One of the people most responsible for waking Lynchburg to its Pygmy legacy and bringing Mr. Lonoa here is Dibinga wa Said, a Congolese political activist who now lives in Boston and is a patron of the African Congress of the Pygmies. A few years ago, having learned the story of Ota Benga, Dr. Dibinga came to Lynchburg in search of the Pygmy’s burial site.

“They are animals, as far as the Congolese are concerned,” Dr. Dibinga, a Bantu, said of the Pygmies. He said Westerners displayed “a form of racism” when they showed more concern for Africa’s endangered gorillas than for the Pygmies and other trampled peoples. “Africa is not a zoo for your amusement,” he said. “It is a continent of people who are struggling.”
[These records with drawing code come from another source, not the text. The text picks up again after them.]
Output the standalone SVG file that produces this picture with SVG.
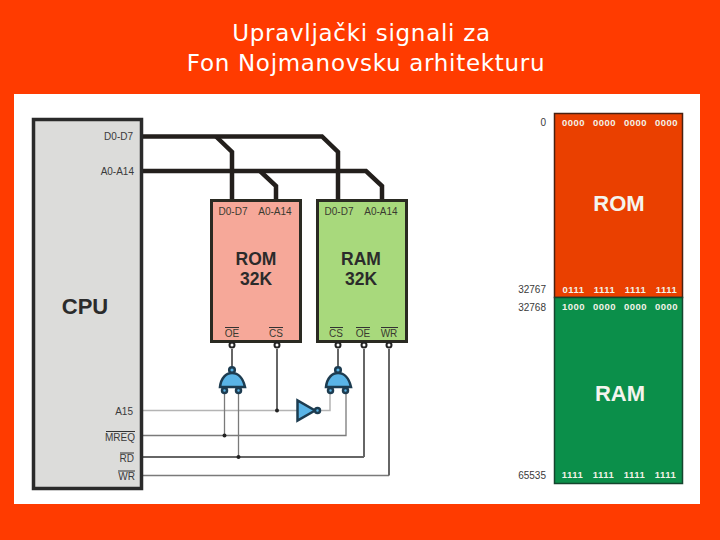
<svg xmlns="http://www.w3.org/2000/svg" width="720" height="540" viewBox="0 0 720 540">
<style>
text{font-family:"Liberation Sans",Arial,sans-serif;fill:#2b2b2b}
text.title{font-family:"DejaVu Sans",sans-serif;font-size:23px;fill:#fff;text-anchor:middle;letter-spacing:.7px}
.pin{font-size:10px;text-anchor:middle}
text.pin{fill:#3a3a30}
.end{font-size:10px;text-anchor:end}
text.end{fill:#3a3a3a}
.big{font-size:22px;font-weight:bold;text-anchor:middle}
.chip{font-size:17.500px;font-weight:bold;text-anchor:middle}
text.mem{font-size:22px;font-weight:bold;text-anchor:middle;fill:#f4f4ee}
.bits text{font-size:9.500px;font-weight:bold;fill:#f2f2e8;text-anchor:middle;letter-spacing:.45px}
.bus{fill:none;stroke:#231f1c;stroke-width:4.500;stroke-linejoin:miter}
.w{fill:none}
.light{stroke:#b4b4b4;stroke-width:1.500}
.mid{stroke:#7a7a7a;stroke-width:1.300}
.heavy{stroke:#666;stroke-width:2}
.dark{stroke:#333;stroke-width:1.500}
.gate{fill:#5ab4e6;stroke:#1d3c50;stroke-width:2.500;stroke-linejoin:miter}
.pinb{fill:#fff;stroke:#222;stroke-width:2}
.ov{stroke:#333;stroke-width:1;fill:none}
</style>
<rect width="720" height="540" fill="#ff3b00"/>
<text class="title" x="361.500" y="41">Upravljački signali za</text>
<text class="title" x="366" y="71">Fon Nojmanovsku arhitekturu</text>
<rect x="14" y="94" width="686" height="410" fill="#fff"/>

<g id="connectors">
<path class="bus" d="M141 136.500H322L338 152V200"/>
<path class="bus" d="M216 136.500L232 152V200"/>
<path class="bus" d="M141 171H366L382 186V200"/>
<path class="bus" d="M260 171L276 186V200"/>
<path class="w light" d="M141 410.500H297"/>
<path class="w light" d="M320 410.500H330V393"/>
<path class="w mid" d="M141 435.500H346V393"/>
<path class="w dark" d="M141 457H364"/>
<path class="w heavy" d="M364 457V349"/>
<path class="w mid" d="M141 475.500H389"/>
<path class="w heavy" d="M389 475.500V349"/>
<path class="w mid" d="M224.500 435.500V393"/>
<path class="w mid" d="M238.500 457V393"/>
<path class="w dark" d="M277 349V410.500"/>
<path class="w dark" d="M232 349V368"/>
<path class="w dark" d="M338 349V368"/>
<circle cx="277" cy="410.500" r="2" fill="#222"/>
<circle cx="224.500" cy="435.500" r="2" fill="#222"/>
<circle cx="238.500" cy="457" r="2" fill="#222"/>
</g>

<g id="cpu">
<rect x="33.500" y="119.500" width="108" height="369" fill="#dcdcda" stroke="#2a2a2a" stroke-width="3.500"/>
<text class="big" x="85" y="314">CPU</text>
<text class="end" x="133" y="140">D0-D7</text>
<text class="end" x="134" y="175">A0-A14</text>
<text class="end" x="133" y="415">A15</text>
<text class="end" x="135" y="441">MREQ</text><path class="ov" d="M106 431.500H135"/>
<text class="end" x="134" y="462">RD</text><path class="ov" d="M120 453H134"/>
<text class="end" x="135" y="480">WR</text><path class="ov" d="M118 471H135"/>
</g>

<g id="rom">
<rect x="211.500" y="200.500" width="89" height="141" fill="#f6a899" stroke="#2a2a22" stroke-width="3"/>
<text class="pin" x="233" y="215">D0-D7</text>
<text class="pin" x="275" y="215">A0-A14</text>
<text class="chip" x="256" y="265">ROM</text>
<text class="chip" x="256" y="285">32K</text>
<text class="pin" x="232" y="337">OE</text><path class="ov" d="M225 327.500H239"/>
<text class="pin" x="276" y="337">CS</text><path class="ov" d="M269 327.500H283"/>
<circle class="pinb" cx="232" cy="345" r="2.500"/>
<circle class="pinb" cx="277" cy="345" r="2.500"/>
</g>

<g id="ram">
<rect x="317.500" y="200.500" width="89" height="141" fill="#a8d97c" stroke="#2a2a22" stroke-width="3"/>
<text class="pin" x="339" y="215">D0-D7</text>
<text class="pin" x="381" y="215">A0-A14</text>
<text class="chip" x="361" y="265">RAM</text>
<text class="chip" x="361" y="285">32K</text>
<text class="pin" x="336" y="337">CS</text><path class="ov" d="M330 327.500H343"/>
<text class="pin" x="363" y="337">OE</text><path class="ov" d="M356 327.500H370"/>
<text class="pin" x="389" y="337">WR</text><path class="ov" d="M381 327.500H398"/>
<circle class="pinb" cx="338" cy="345" r="2.500"/>
<circle class="pinb" cx="364" cy="345" r="2.500"/>
<circle class="pinb" cx="389" cy="345" r="2.500"/>
</g>

<g id="nand-rom">
<circle class="gate" cx="232" cy="370" r="2.800"/>
<path class="gate" d="M220 387C221 378 226 373 232 373C238 373 243 378 245 387Z"/>
<circle class="gate" cx="224.500" cy="390.500" r="2.500"/>
<circle class="gate" cx="238.500" cy="390.500" r="2.500"/>
</g>
<g id="nand-ram">
<circle class="gate" cx="338" cy="370" r="2.800"/>
<path class="gate" d="M326 387C327 378 332 373 338 373C344 373 349 378 351 387Z"/>
<circle class="gate" cx="330.500" cy="390.500" r="2.500"/>
<circle class="gate" cx="345.500" cy="390.500" r="2.500"/>
</g>
<g id="inverter">
<path class="gate" d="M297.500 400.500V420.500L315 410.500Z"/>
<circle class="gate" cx="317.500" cy="410.500" r="2.500"/>
</g>

<g id="memory-map">
<rect x="554.500" y="113.500" width="128" height="184" fill="#ea4000" stroke="#4a2010" stroke-width="1.500"/>
<rect x="554.500" y="297.500" width="128" height="186" fill="#0b8f4a" stroke="#14452e" stroke-width="1.500"/>
<text class="mem" x="619" y="211">ROM</text>
<text class="mem" x="620" y="401">RAM</text>
<text class="end" x="546" y="126">0</text>
<text class="end" x="546" y="293">32767</text>
<text class="end" x="546" y="311">32768</text>
<text class="end" x="546" y="479">65535</text>
<g class="bits">
<text x="573.500" y="126">0000</text><text x="604.500" y="126">0000</text><text x="635.500" y="126">0000</text><text x="666.500" y="126">0000</text>
<text x="573.500" y="293">0111</text><text x="604.500" y="293">1111</text><text x="635.500" y="293">1111</text><text x="666.500" y="293">1111</text>
<text x="573.500" y="310">1000</text><text x="604.500" y="310">0000</text><text x="635.500" y="310">0000</text><text x="666.500" y="310">0000</text>
<text x="572.500" y="478">1111</text><text x="603.500" y="478">1111</text><text x="634.500" y="478">1111</text><text x="665.500" y="478">1111</text>
</g>
</g>
</svg>
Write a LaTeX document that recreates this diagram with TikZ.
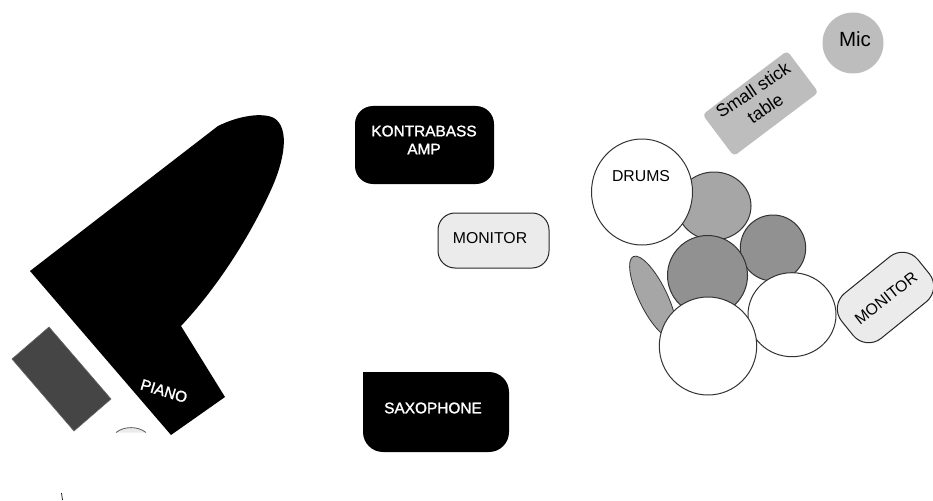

MR. LONOA’S trip to America included his first visit to a dentist, for an extraction, and a journey by bus to New York and the United Nations. Still, he did not seem overwhelmed by New York. “There were so many people, it was so crowded, it reminded me of Kinshasa,” he said.

He said he and his wife had been warmly welcomed by Americans, who struck him as so cheerful and positive that a visitor from Africa might wonder “if they even have troubles at all,” he said.

Coming from a country bigger than California and Alaska combined that has only several hundred miles of paved roads, Mr. Lonoa was particularly struck by one convenience that Westerners take for granted.

“The roads are very well maintained,” he said.